According to the subcommittee website, the hearings will consist of three panels with a variety of witnesses.

Panel 1 (the c-walkers)

Phillipe P. Dauman, President & CEO, Viacom
Edgar Bronfman, Jr., Chairman & CEO, Warner Music Group
Doug Morris, Chairman & CEO, Universal Music Group
Alfred C. Liggins III, President & CEO, Radio One
Strauss Zelnick, Chairman of the Board, Take-Two Interactive Software (creators of the Grand Theft Auto game franchise)

Panel 2 (the artists)

Percy Miller, aka Master P
Levell Crump, aka David Banner

Panel 3 (the akademiks) I provide links to their bios or books, etc.

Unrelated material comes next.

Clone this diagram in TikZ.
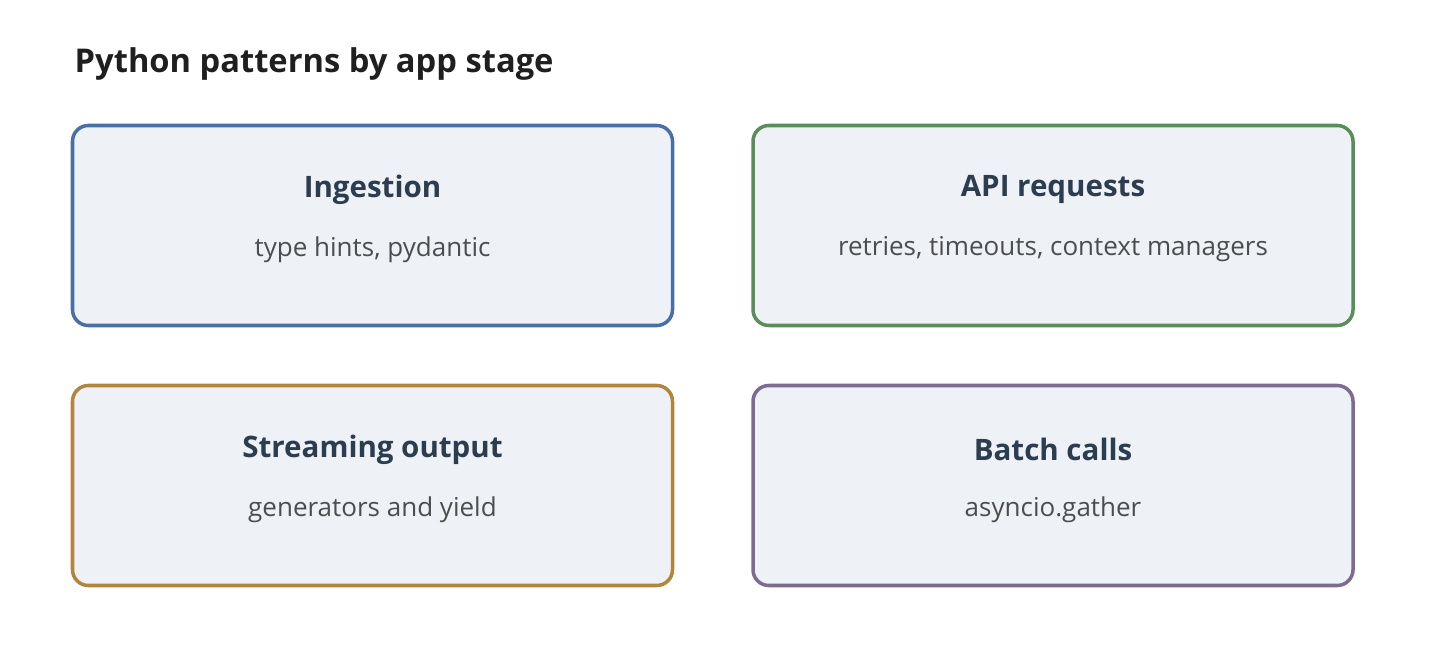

Tracy Sharpley-Whiting, PhD @ Vanderbilt
Andrew Rojecki, Phd @ Univ of Illinois Chicago
Faye WIlliams, PhD & Chair Nat'l Congress of Black Women
Lisa Fager Bediako, President of Industry Ears
Karen Dill, PhD @ Lenoi-Rhyne College


This should be very interesting. I won't be able to tune in, but I hope someone can report back on some highlights.

Congress has a habit of dragging content executives to the Hill when there is a public outcry of inappropriate images, especially where children are the intended audience. Criticisms of the media as a "vast wasteland" date back nearly to the medium's beginning in former FCC Chairman Newton Minow's famous 1961 speech.

As an artist and "content creator" myself, I don't relish the idea of legislation dictating what I can and cannot say, but I'm interested in what this hearing will bring out. The title suggests they will do more than drag a few artists and execs up in order to rub their noses in filthy content. Being about the business of stereotypes, we could see some interesting data on the affects of images and sound on the audience and the profits behind such.

I was in high school when I first saw C. Delores Tucker protesting "gangster rap," and she honestly irked me to no end. When I saw her, she was rude, mean and didn't seem to want to listen. I can't say that's how she is, but that was my impression and I wanted none of it. Let folks play what they will, I thought. But the marketplace of images isn't so fairly balanced as to let just the "market" decide, and saying that violent images don't affect people is plain wrong.

As a friend of mine put it so well once, "there's a multibillion dollar industry predicated on the idea that images and sound make people do sh*t. It's called advertising."